Le curé Guilbaud se refusant de faire assumer cette charge à la Fabrique de la paroisse, se décide en 1870 à rencontrer à Niort le petit neveu M. Gorgus, qui lui reste campé sur sa position et refuse encore tout paiement à la paroisse.
Le curé Guilbaud se trouve dans l’obligation de monter un dossier de régularisation auprès du ministère des Cultes qui, dans un premier temps refuse, mais suite aux pressions de l’Evêque Monseigneur Colet finit par régulariser la situation.
Alors que devient la rente perpétuelle de 100 francs ?

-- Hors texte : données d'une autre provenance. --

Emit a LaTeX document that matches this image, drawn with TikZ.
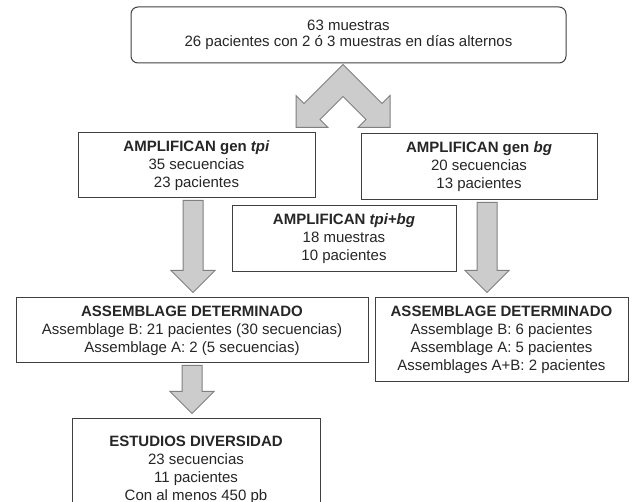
\documentclass[tikz,border=0pt]{standalone}
\usepackage{fontspec}
\setmainfont{Liberation Sans}
\usetikzlibrary{calc}

% block arrow pointing down, shaft on the x of #1, tip just above #2
\newcommand{\blockdown}[2]{%
  \draw[bigarrow] let \p1=(#1), \p2=(#2) in
    (\x1-10,\y1-2) -- (\x1+10,\y1-2) -- (\x1+10,\y2+27) -- (\x1+22,\y2+27)
    -- (\x1,\y2+5) -- (\x1-22,\y2+27) -- (\x1-10,\y2+27) -- cycle;
}

\begin{document}
\begin{tikzpicture}[x=1pt, y=-1pt,
    box/.style={draw=black!75, line width=1pt, fill=white, align=center, inner sep=0pt,
      text=black!85, font=\fontsize{15}{18}\selectfont},
    bigarrow/.style={draw=black!50, line width=1pt, fill=black!20, line join=miter}]
    \useasboundingbox (0,0) rectangle (635,502);
    \clip (0,0) rectangle (635,502);

    \node[box, rounded corners=7pt, minimum width=435, minimum height=56,
        font=\fontsize{15}{16.5}\selectfont] (top) at (348.5,35)
        {63 muestras\\26 pacientes con 2 ó 3 muestras en días alternos};
    \node[box, minimum width=237, minimum height=65] (tpi) at (196.5,165.5)
        {\textbf{AMPLIFICAN gen \textit{tpi}}\\35 secuencias\\23 pacientes};
    \node[box, minimum width=236, minimum height=66] (bg) at (479,167)
        {\textbf{AMPLIFICAN gen \textit{bg}}\\20 secuencias\\13 pacientes};
    \node[box, minimum width=224, minimum height=66] (both) at (344,239)
        {\textbf{AMPLIFICAN \textit{tpi+bg}}\\18 muestras\\10 pacientes};
    \node[box, minimum width=352, minimum height=65] (asmL) at (192,330.5)
        {\textbf{ASSEMBLAGE DETERMINADO}\\Assemblage B: 21 pacientes (30 secuencias)\\Assemblage A: 2 (5 secuencias)};
    \node[box, minimum width=253, minimum height=84] (asmR) at (501.5,340)
        {\textbf{ASSEMBLAGE DETERMINADO}\\Assemblage B: 6 pacientes\\Assemblage A: 5 pacientes\\Assemblages A+B: 2 pacientes};
    \node[box, minimum width=248, minimum height=101] (div) at (196,469.5)
        {\textbf{ESTUDIOS DIVERSIDAD}\\23 secuencias\\11 pacientes\\Con al menos 450 pb};

    % split arrow under the first box
    \draw[bigarrow, shift={($(top.south)+(-5.5,1)$)}]
        (0,0) -- (-39,39) -- (-47,31) -- (-47,63) -- (-15,63) -- (-23,55) -- (0,32)
        -- (23,55) -- (15,63) -- (47,63) -- (47,31) -- (39,39) -- cycle;

    \blockdown{$(tpi.south)+(-3.5,0)$}{asmL.north}
    \blockdown{$(bg.south)+(8,0)$}{asmR.north}
    \blockdown{asmL.south}{div.north}
\end{tikzpicture}
\end{document}
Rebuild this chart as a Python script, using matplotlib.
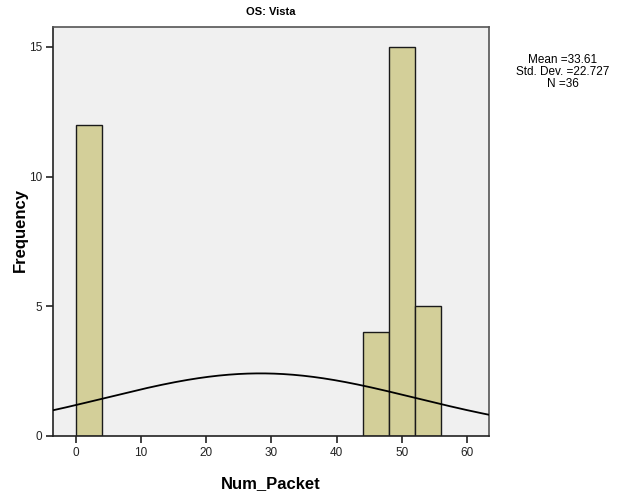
import numpy as np
import matplotlib.pyplot as plt

# ---- data ----
bin_left = [0, 44, 48, 52]
bin_width = 4
counts = [12, 4, 15, 5]
x_ticks = [0, 10, 20, 30, 40, 50, 60]
y_ticks = [0, 5, 10, 15]

# fitted normal curve as drawn
curve_mean = 28.3
curve_sd = 23.8
n_total = 36

stats_text = "Mean =33.61\nStd. Dev. =22.727\nN =36"

plt.rcParams['font.family'] = ['Liberation Sans', 'DejaVu Sans']

fig = plt.figure(figsize=(6.2, 4.93), dpi=100)
ax = fig.add_axes([53/620, 1 - 436/493, 436/620, (436 - 26.7)/493])
ax.set_facecolor("#f0f0f0")

ax.bar(bin_left, counts, width=bin_width, align="edge",
       color="#d3cf99", edgecolor="#1a1a1a", linewidth=1.0, zorder=2)

xs = np.linspace(-4, 64, 400)
ys = n_total * bin_width / (curve_sd * np.sqrt(2 * np.pi)) * np.exp(-(xs - curve_mean)**2 / (2 * curve_sd**2))
ax.plot(xs, ys, color="black", linewidth=1.3, zorder=3)

ax.set_xlim(-3.45, 63.3)
ax.set_ylim(0, 15.78)
ax.set_xticks(x_ticks)
ax.set_yticks(y_ticks)
ax.tick_params(direction="out", length=5, width=1.2, labelsize=8.5, colors="#222222", pad=3)
for s in ax.spines.values():
    s.set_color("#555555")
    s.set_linewidth(1.2)
ax.spines["bottom"].set_color("#222222")
ax.spines["left"].set_color("#222222")

ax.set_xlabel("Num_Packet", fontsize=12, fontweight="bold")
ax.xaxis.set_label_coords(218/436, -(476 - 436) / (436 - 26.7))
ax.set_ylabel("Frequency", fontsize=12, fontweight="bold")
ax.yaxis.set_label_coords(-(53 - 28) / 436, (436 - 230) / (436 - 26.7))

fig.text(271/620, 1 - 12/493, "OS: Vista", ha="center", va="center",
         fontsize=8, fontweight="bold")
fig.text(563/620, 1 - 72/493, stats_text, ha="center", va="center",
         fontsize=8.5, linespacing=1.05)

fig.savefig("out.png", dpi=100)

Devant ce dossier boiteux M. Gorgus, notaire de profession, tergiverse arguant d’un revers de fortune, argument fallacieux que dément l’enquête du sous préfet des Sables. Il propose donc d’abandonner la propriété de la chapelle de Gimoneau à la paroisse contre l’annulation de la rente dite perpétuelle. La paroisse accepte cette solution de mauvais gré car, si elle jouit de la totale propriété, elle perd le moyen d’en assumer l’entretien. Entretien coûteux car la chapelle est placée sur un promontoire et sa couverture d’ardoises résiste mal aux vents mauvais, entraînant fuites et infiltrations. Quelques travaux jusqu’en 1888, puis peu à peu le bâtiment tombe en désuétude.
A la sortie de la guerre en 1918 elle est interdite au public. Tous les anciens parleront de sa lente dégradation, et en 1970 ne subsistait qu’un pan de mur. L’endroit vallonné et isolé devint propice au dépôt d’ordures, vieilles machines à laver et vieilles voitures. Lassé de ces pratiques un jour le propriétaire du terrain Paul Retail, comblera le dépotoir, abattra le vieux mur devenu dangereux, et bientôt on ne verra plus rien de la Chapelle de Gimonneau.
Ainsi se termine l’histoire de la chapelle de Gimoneau, il reste toujours un mystère. Pourquoi, M. Antoine Hyppolite Théophile Du Parc Parc a–t’ il voulu cette chapelle en ce lieu isolé ? Les textes et documents restent muet sur ses motivations. Un parfum de secret, d’inabouti conclu notre histoire.